Let us take the above scenario, and make the false allegation sexual harassment or even worse, workplace violence.  You got pissed off.  Maybe said something you wish you hadn’t and now you have a supervisor who wants to write you up as if you were John Wayne Gacy, Ted Bundy and the Columbine Shooters all rolled into one.  You aren’t, never were and never will be, but someone feels a little uncomfortable and, “poof”, you are marked.  In the case of these two allegations, you are marked with giant, Scarlet Letters, prominently affixed to your forehead.  You are also, chronically unemployed, broke, and generally considered a threat to humanity.  Lock your doors and windows folks.  Get the kids inside…all because someone said, “He scared me.” Or “He got really pissed.”  God forbid we should ever say, in the heat of anger, “I’m gonna kill that guy.”  Quick, break out the tar and feathers!!

Words are powerful weapons and false allegations of misconduct that even subtly label us can scar us for life, especially in this day and age of the permanent record on the Internet.  Should there be a higher standard of proof as a result?  Should any one person have the kind of power over us that it affects permanently our ability to earn a living?  Where do we set the bar for employees and employers?

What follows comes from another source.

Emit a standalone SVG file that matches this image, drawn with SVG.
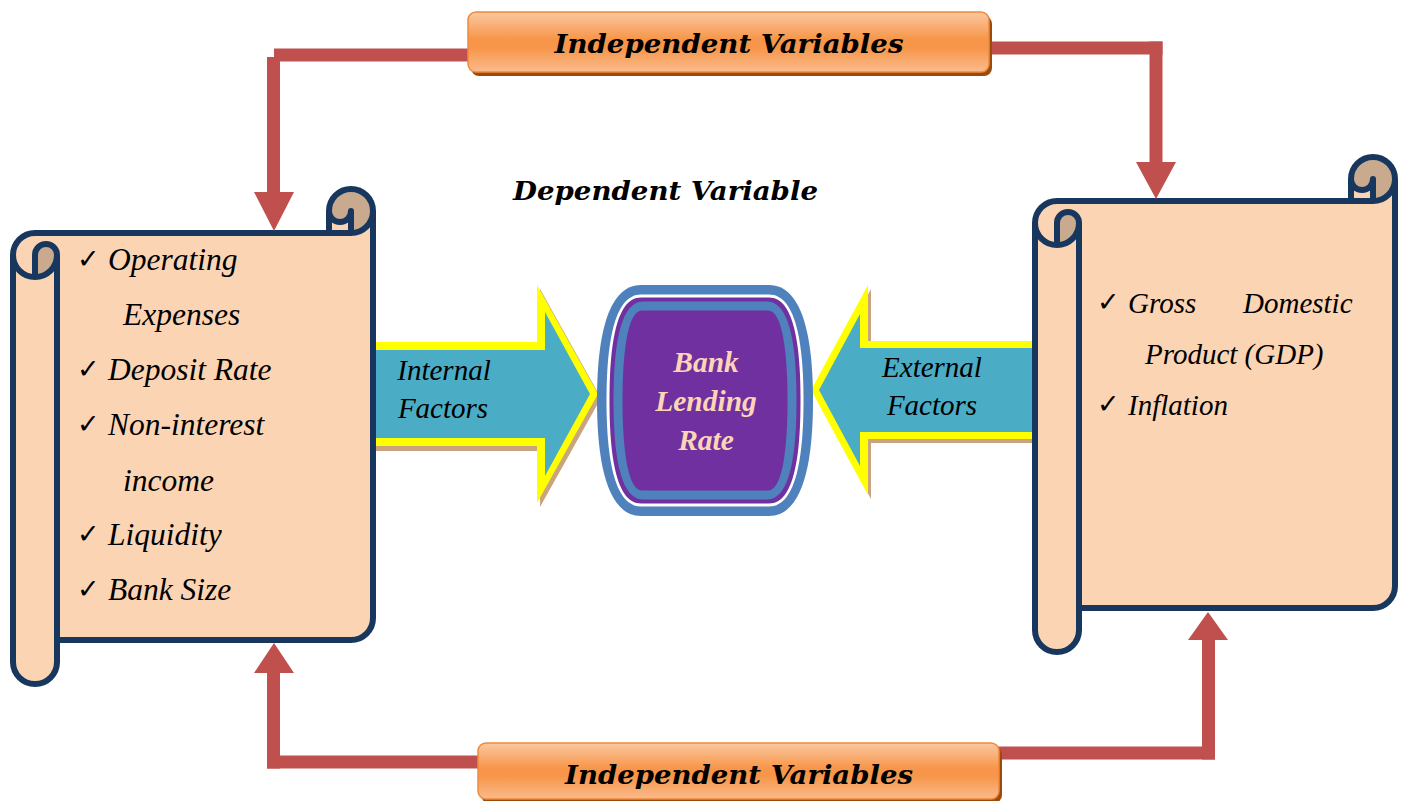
<svg xmlns="http://www.w3.org/2000/svg" xmlns:xlink="http://www.w3.org/1999/xlink" width="1405" height="801" viewBox="0 0 1405 801">
  <defs>
    <style>
      .paper { fill: #FBD4B4; }
      .curl { fill: #C9AA8F; }
      .edge { fill: none; stroke: #17375E; stroke-width: 6; stroke-linejoin: round; }
      .item { font-family: "Liberation Serif", "Times New Roman", serif; font-style: italic; font-size: 31.5px; fill: #000; }
      .item-r { font-family: "Liberation Serif", "Times New Roman", serif; font-style: italic; font-size: 29px; fill: #000; }
      .tick { font-family: "DejaVu Sans", sans-serif; font-size: 27px; fill: #000; }
      .factor { font-family: "Liberation Serif", "Times New Roman", serif; font-style: italic; font-size: 29px; fill: #000; text-anchor: middle; }
      .rate { font-family: "Liberation Serif", "Times New Roman", serif; font-style: italic; font-weight: bold; font-size: 29.5px; fill: #FBD5B5; text-anchor: middle; }
      .title { font-family: "DejaVu Serif", serif; font-style: italic; font-weight: bold; font-size: 26px; fill: #000; text-anchor: middle; }
      .conn { fill: none; stroke: #C0504D; stroke-width: 13; stroke-linecap: butt; }
      .head { fill: #C0504D; }
      .box { fill: url(#orange); stroke: #EE8A3E; stroke-width: 1.5; }
      .box-shadow { fill: #9A4B0C; }
      .glow { fill: #FFFF00; }
      .shaft { fill: #4BACC6; }
      .arrow-shadow { fill: #C9A47F; }
    </style>
    <linearGradient id="orange" x1="0" y1="0" x2="0" y2="1">
      <stop offset="0" stop-color="#FAC8A0"/>
      <stop offset="0.45" stop-color="#F7964A"/>
      <stop offset="0.6" stop-color="#F7964A"/>
      <stop offset="1" stop-color="#FABB8C"/>
    </linearGradient>
    <!-- vertical scroll, 360 x 495, roll thickness 44 -->
    <g id="scroll-shape">
      <path class="paper" d="M 0,66 A 22 22 0 0 1 22,44 H 316 V 22 A 22 22 0 0 1 360,22 V 429 A 22 22 0 0 1 338,451 H 44 V 473 A 22 22 0 0 1 0,473 Z"/>
      <circle class="curl" cx="338" cy="22" r="22"/>
      <path class="paper" d="M 316,22 A 11 11 0 0 0 338,22 V 44 H 316 Z"/>
      <path class="curl" d="M 22,66 A 11 11 0 0 1 44,66 A 22 22 0 0 1 22,88 Z"/>
      <path class="edge" d="M 0,66 A 22 22 0 0 1 22,44 H 316 V 22 A 22 22 0 0 1 360,22 V 429 A 22 22 0 0 1 338,451 H 44 V 473 A 22 22 0 0 1 0,473 Z"/>
      <path class="edge" d="M 0,66 A 22 22 0 0 0 22,88 A 22 22 0 0 0 44,66"/>
      <path class="edge" d="M 22,88 V 66 A 11 11 0 0 1 44,66 V 451"/>
      <path class="edge" d="M 360,22 A 22 22 0 0 1 338,44 H 316"/>
      <path class="edge" d="M 316,22 A 11 11 0 0 0 338,22 V 44"/>
    </g>
  </defs>

  <rect width="1405" height="801" fill="#FFFFFF"/>

  <!-- internal factors scroll -->
  <g id="internal-scroll">
    <use href="#scroll-shape" xlink:href="#scroll-shape" x="13" y="189"/>
    <text class="tick" x="77" y="268">✓</text>
    <text class="item" x="108" y="270">Operating</text>
    <text class="item" x="123" y="325">Expenses</text>
    <text class="tick" x="77" y="378">✓</text>
    <text class="item" x="108" y="380">Deposit Rate</text>
    <text class="tick" x="77" y="433">✓</text>
    <text class="item" x="108" y="435">Non-interest</text>
    <text class="item" x="123" y="491">income</text>
    <text class="tick" x="77" y="543">✓</text>
    <text class="item" x="108" y="545">Liquidity</text>
    <text class="tick" x="77" y="598">✓</text>
    <text class="item" x="108" y="600">Bank Size</text>
  </g>

  <!-- external factors scroll -->
  <g id="external-scroll">
    <use href="#scroll-shape" xlink:href="#scroll-shape" x="1035" y="157"/>
    <text class="tick" x="1097" y="311">✓</text>
    <text class="item-r" y="313"><tspan x="1128">Gross</tspan><tspan x="1243">Domestic</tspan></text>
    <text class="item-r" x="1145" y="364">Product (GDP)</text>
    <text class="tick" x="1097" y="413">✓</text>
    <text class="item-r" x="1128" y="415">Inflation</text>
  </g>

  <!-- block arrow: internal factors -->
  <g id="internal-arrow">
    <path class="arrow-shadow" d="M 376,345 H 540 V 289 L 601,398 L 540,507 V 451 H 376 Z"/>
    <path class="glow" d="M 376,342 H 537 V 285 L 598,394 L 537,503 V 446 H 376 Z"/>
    <path class="shaft" d="M 376,350 H 545 V 312 L 590,394 L 545,476 V 438 H 376 Z"/>
    <text class="factor" x="444" y="380">Internal</text>
    <text class="factor" x="443" y="418">Factors</text>
  </g>

  <!-- block arrow: external factors -->
  <g id="external-arrow">
    <path class="arrow-shadow" d="M 1032,344 H 871 V 289 L 814,394 L 871,499 V 443 H 1032 Z"/>
    <path class="glow" d="M 1032,341 H 868 V 285 L 811,390 L 868,495 V 439 H 1032 Z"/>
    <path class="shaft" d="M 1032,348 H 860 V 314 L 819,390 L 860,466 V 432 H 1032 Z"/>
    <text class="factor" x="932" y="377">External</text>
    <text class="factor" x="932" y="415">Factors</text>
  </g>

  <!-- dependent variable: bank lending rate -->
  <g id="bank-lending-rate">
    <path fill="#4F81BD" d="M 641,285 H 769 C 804.2,285 813,342.75 813,400.5 C 813,458.25 804.2,516 769,516 H 641 C 605.8,516 597,458.25 597,400.5 C 597,342.75 605.8,285 641,285 Z"/>
    <path fill="#FFFFFF" d="M 641,294.5 H 769 C 797,294.5 803.5,347.5 803.5,400.5 C 803.5,453.5 797,506.5 769,506.5 H 641 C 613,506.5 606.5,453.5 606.5,400.5 C 606.5,347.5 613,294.5 641,294.5 Z"/>
    <path fill="#7030A0" d="M 641,297.5 H 769 C 795,297.5 800.5,349 800.5,400.5 C 800.5,452 795,503.5 769,503.5 H 641 C 615,503.5 609.5,452 609.5,400.5 C 609.5,349 615,297.5 641,297.5 Z"/>
    <path fill="#4F81BD" d="M 643,301.5 H 767 C 791,301.5 796.5,351 796.5,400.5 C 796.5,450 791,499.5 767,499.5 H 643 C 619,499.5 613.5,450 613.5,400.5 C 613.5,351 619,301.5 643,301.5 Z"/>
    <path fill="#7030A0" d="M 642,310.5 H 768 C 783,310.5 787.5,355.5 787.5,400.5 C 787.5,445.5 783,490.5 768,490.5 H 642 C 627,490.5 622.5,445.5 622.5,400.5 C 622.5,355.5 627,310.5 642,310.5 Z"/>
    <text class="rate" x="706" y="372">Bank</text>
    <text class="rate" x="706" y="411">Lending</text>
    <text class="rate" x="706" y="450">Rate</text>
  </g>

  <text id="dependent-label" class="title" x="665.5" y="200" textLength="305" lengthAdjust="spacingAndGlyphs">Dependent Variable</text>

  <!-- connectors from the independent-variable boxes -->
  <g id="connectors">
    <path class="conn" d="M 468,55 H 274"/>
    <path class="conn" d="M 273.5,57 V 193"/>
    <polygon class="head" points="254,192 294,192 274,231"/>

    <path class="conn" d="M 988,48 H 1162.5"/>
    <path class="conn" d="M 1156,41.5 V 163"/>
    <polygon class="head" points="1136,162 1176,162 1156,199"/>

    <path class="conn" d="M 273.5,672 V 768.5"/>
    <path class="conn" d="M 267,762 H 479"/>
    <polygon class="head" points="254,673 294,673 274,643"/>

    <path class="conn" d="M 1208.5,639 V 759.5"/>
    <path class="conn" d="M 1215,753 H 998"/>
    <polygon class="head" points="1188,640 1228,640 1208,612"/>
  </g>

  <!-- independent variables, top -->
  <g id="independent-top">
    <rect class="box-shadow" x="471" y="16" width="521" height="60" rx="8"/>
    <rect class="box" x="468" y="12" width="521" height="60" rx="8"/>
    <text class="title" x="729" y="53" textLength="349" lengthAdjust="spacingAndGlyphs">Independent Variables</text>
  </g>

  <!-- independent variables, bottom -->
  <g id="independent-bottom">
    <rect class="box-shadow" x="481" y="747" width="521" height="56" rx="8"/>
    <rect class="box" x="478" y="743" width="521" height="56" rx="8"/>
    <text class="title" x="739" y="784" textLength="348" lengthAdjust="spacingAndGlyphs">Independent Variables</text>
  </g>
</svg>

Employers have the legitimate right and, quite frankly, the responsibility, to maintain safe working environments for their employees.  However, there must be a balance between that requirement and giving a sexual harassment or workplace threat label to an individual.  There are those that will say, you have a right to go into Court and sue, for defamation, libel or any number of other causes of action.  Does anyone rationally think that someone who takes their employer to Court is employable in the future?  Enforcing your rights has the same stigma as the allegations originally made.   You lose either way.

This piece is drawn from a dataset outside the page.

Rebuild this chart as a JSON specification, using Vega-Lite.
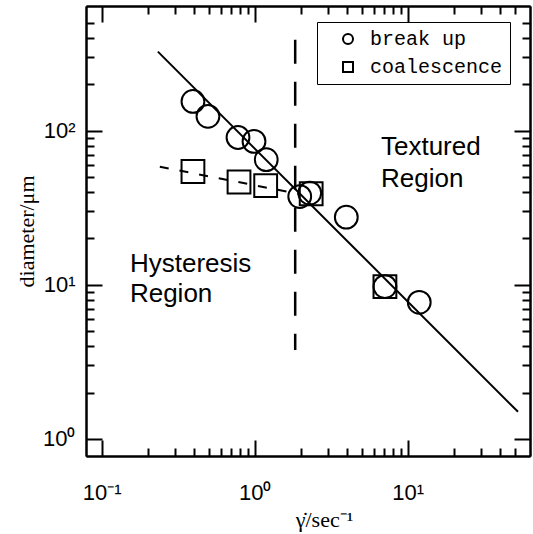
{
  "$schema": "https://vega.github.io/schema/vega-lite/v6.json",
  "width": 444,
  "height": 450,
  "autosize": {"type": "none"},
  "padding": {"left": 86, "top": 6, "right": 3, "bottom": 78},
  "config": {"view": {"stroke": null}, "font": "Liberation Sans"},
  "datasets": {
    "obs": [
      {"gamma": 0.395, "d": 155, "series": "break up"},
      {"gamma": 0.495, "d": 124, "series": "break up"},
      {"gamma": 0.778, "d": 90.4, "series": "break up"},
      {"gamma": 0.99, "d": 85.3, "series": "break up"},
      {"gamma": 1.19, "d": 64.9, "series": "break up"},
      {"gamma": 1.97, "d": 37.4, "series": "break up"},
      {"gamma": 2.29, "d": 39.4, "series": "break up"},
      {"gamma": 3.97, "d": 27.5, "series": "break up"},
      {"gamma": 7.1, "d": 9.75, "series": "break up"},
      {"gamma": 11.9, "d": 7.7, "series": "break up"},
      {"gamma": 0.395, "d": 54.4, "series": "coalescence"},
      {"gamma": 0.79, "d": 46.5, "series": "coalescence"},
      {"gamma": 1.18, "d": 44, "series": "coalescence"},
      {"gamma": 2.34, "d": 39, "series": "coalescence"},
      {"gamma": 7.1, "d": 9.75, "series": "coalescence"}
    ],
    "fitline": [{"gamma": 0.233, "d": 326}, {"gamma": 52.6, "d": 1.5}],
    "coalline": [{"gamma": 0.24, "d": 58.4}, {"gamma": 1.92, "d": 39}],
    "boundary": [{"gamma": 1.84, "d": 390, "d2": 3.78}],
    "regions": [
      {"gamma": 6.69, "d": 69.8, "label": "Textured"},
      {"gamma": 6.69, "d": 43.3, "label": "Region"},
      {"gamma": 0.153, "d": 12.1, "label": "Hysteresis"},
      {"gamma": 0.153, "d": 7.76, "label": "Region"}
    ]
  },
  "layer": [
    {
      "data": {"name": "fitline"},
      "mark": {"type": "line", "color": "black", "strokeWidth": 2},
      "encoding": {
        "x": {"field": "gamma", "type": "quantitative",
          "scale": {"type": "log", "domain": [0.079, 63], "nice": false},
          "axis": {
            "orient": "bottom",
            "values": [0.1, 1, 10],
            "labelExpr": "datum.value == 0.1 ? '10⁻¹' : datum.value == 1 ? '10⁰' : '10¹'",
            "tickSize": -16,
            "tickWidth": 2, "tickColor": "black",
            "domainColor": "black", "domainWidth": 2,
            "labelFontSize": 22, "labelFont": "Liberation Sans", "labelColor": "black",
            "labelPadding": 42, "labelOverlap": false,
            "grid": false,
            "title": "γ̇/sec⁻¹", "titleFont": "Liberation Serif", "titleFontSize": 22,
            "titleFontWeight": "normal", "titleColor": "black",
            "titleX": 238, "titleY": 70, "titleBaseline": "alphabetic"
          }
        },
        "y": {"field": "d", "type": "quantitative",
          "scale": {"type": "log", "domain": [0.775, 645], "nice": false},
          "axis": {
            "orient": "left",
            "values": [1, 10, 100],
            "labelExpr": "datum.value == 1 ? '10⁰' : datum.value == 10 ? '10¹' : '10²'",
            "tickSize": -16,
            "tickWidth": 2, "tickColor": "black",
            "domainColor": "black", "domainWidth": 2,
            "labelFontSize": 22, "labelFont": "Liberation Sans", "labelColor": "black",
            "labelPadding": 27, "labelOverlap": false,
            "grid": false,
            "title": "diameter/μm", "titleFont": "Liberation Serif", "titleFontSize": 22,
            "titleFontWeight": "normal", "titleColor": "black",
            "titleX": -60, "titleY": 225, "titleAngle": -90, "titleBaseline": "middle", "titleAlign": "center"
          }
        }
      }
    },
    {
      "data": {"name": "coalline"},
      "mark": {"type": "line", "color": "black", "strokeWidth": 2, "strokeDash": [9, 11]},
      "encoding": {
        "x": {"field": "gamma", "type": "quantitative",
          "scale": {"type": "log", "domain": [0.079, 63], "nice": false},
          "axis": {
            "orient": "bottom",
            "values": [0.2,0.3,0.4,0.5,0.6,0.7,0.8,0.9,2,3,4,5,6,7,8,9,20,30,40,50],
            "labels": false, "tickSize": -8, "tickWidth": 2, "tickColor": "black",
            "domainColor": "black", "domainWidth": 2, "grid": false, "title": null
          }
        },
        "y": {"field": "d", "type": "quantitative",
          "scale": {"type": "log", "domain": [0.775, 645], "nice": false},
          "axis": {
            "orient": "left",
            "values": [2,3,4,5,6,7,8,9,20,30,40,50,60,70,80,90,200,300,400,500],
            "labels": false, "tickSize": -8, "tickWidth": 2, "tickColor": "black",
            "domainColor": "black", "domainWidth": 2, "grid": false, "title": null
          }
        }
      }
    },
    {
      "data": {"name": "boundary"},
      "mark": {"type": "rule", "color": "black", "strokeWidth": 2.5, "strokeDash": [24, 18]},
      "encoding": {
        "x": {"field": "gamma", "type": "quantitative", "scale": {"type": "log", "domain": [0.079, 63], "nice": false},
          "axis": {
            "orient": "top", "values": [0.1, 1, 10],
            "labels": false, "tickSize": -16, "tickWidth": 2, "tickColor": "black",
            "domainColor": "black", "domainWidth": 2, "grid": false, "title": null
          }
        },
        "y": {"field": "d", "type": "quantitative", "scale": {"type": "log", "domain": [0.775, 645], "nice": false},
          "axis": {
            "orient": "right", "values": [1, 10, 100],
            "labels": false, "tickSize": -16, "tickWidth": 2, "tickColor": "black",
            "domainColor": "black", "domainWidth": 2, "grid": false, "title": null
          }
        },
        "y2": {"field": "d2"}
      }
    },
    {
      "data": {"name": "obs"},
      "mark": {"type": "point", "filled": false, "strokeWidth": 2, "color": "black", "size": 520, "opacity": 1},
      "encoding": {
        "x": {"field": "gamma", "type": "quantitative", "scale": {"type": "log", "domain": [0.079, 63], "nice": false},
          "axis": {
            "orient": "top",
            "values": [0.2,0.3,0.4,0.5,0.6,0.7,0.8,0.9,2,3,4,5,6,7,8,9,20,30,40,50],
            "labels": false, "tickSize": -8, "tickWidth": 2, "tickColor": "black",
            "domainColor": "black", "domainWidth": 2, "grid": false, "title": null
          }
        },
        "y": {"field": "d", "type": "quantitative", "scale": {"type": "log", "domain": [0.775, 645], "nice": false},
          "axis": {
            "orient": "right",
            "values": [2,3,4,5,6,7,8,9,20,30,40,50,60,70,80,90,200,300,400,500],
            "labels": false, "tickSize": -8, "tickWidth": 2, "tickColor": "black",
            "domainColor": "black", "domainWidth": 2, "grid": false, "title": null
          }
        },
        "shape": {"field": "series", "type": "nominal",
          "scale": {"domain": ["break up", "coalescence"], "range": ["circle", "square"]},
          "legend": {
            "orient": "none", "legendX": 231, "legendY": 16, "title": null,
            "strokeColor": "black", "padding": 7, "symbolOffset": 14,
            "labelOffset": 12, "rowPadding": 8, "symbolSize": 100,
            "symbolStrokeWidth": 2, "symbolStrokeColor": "black",
            "labelFont": "Liberation Mono", "labelFontSize": 20, "labelColor": "black"
          }
        }
      }
    },
    {
      "data": {"name": "regions"},
      "mark": {"type": "text", "align": "left", "baseline": "alphabetic", "fontSize": 26, "font": "Liberation Sans", "color": "black"},
      "encoding": {
        "x": {"field": "gamma", "type": "quantitative", "scale": {"type": "log", "domain": [0.079, 63], "nice": false}, "axis": null},
        "y": {"field": "d", "type": "quantitative", "scale": {"type": "log", "domain": [0.775, 645], "nice": false}, "axis": null},
        "text": {"field": "label"}
      }
    }
  ],
  "resolve": {"axis": {"x": "independent", "y": "independent"}}
}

We now live in a world of Hitler's "Big Lie."  All you have to do is make the allegation, make sure it is your word against another and watch as the accused slowly swings in the breeze..  In some situations, it really doesn't matterif it is on audo tape or video tape.  A Simi Valley jury refused to convict the police officers who were on video beating Rodney King.  A NYPD Sergeant was asked for the forms necessary to make a complaint against another police officer.  After dismissing the complainant initially, the citizens returned and renewed the request for the paperwork.  The Sergeant walked around from behind the desk and belted the citizen in the face, breaking his nose.  It was on video tape.  What happened to the Sergeant?  He got tranferred, but onl;y after he tried to say that the citizen attacked him and had he had no choice but defend himself.

It is getting to the point where it makes no difference what the truth may or may not be the truth.  It is only important who has the power and who can tell the most outrageous story.  Power is winning over righteousness.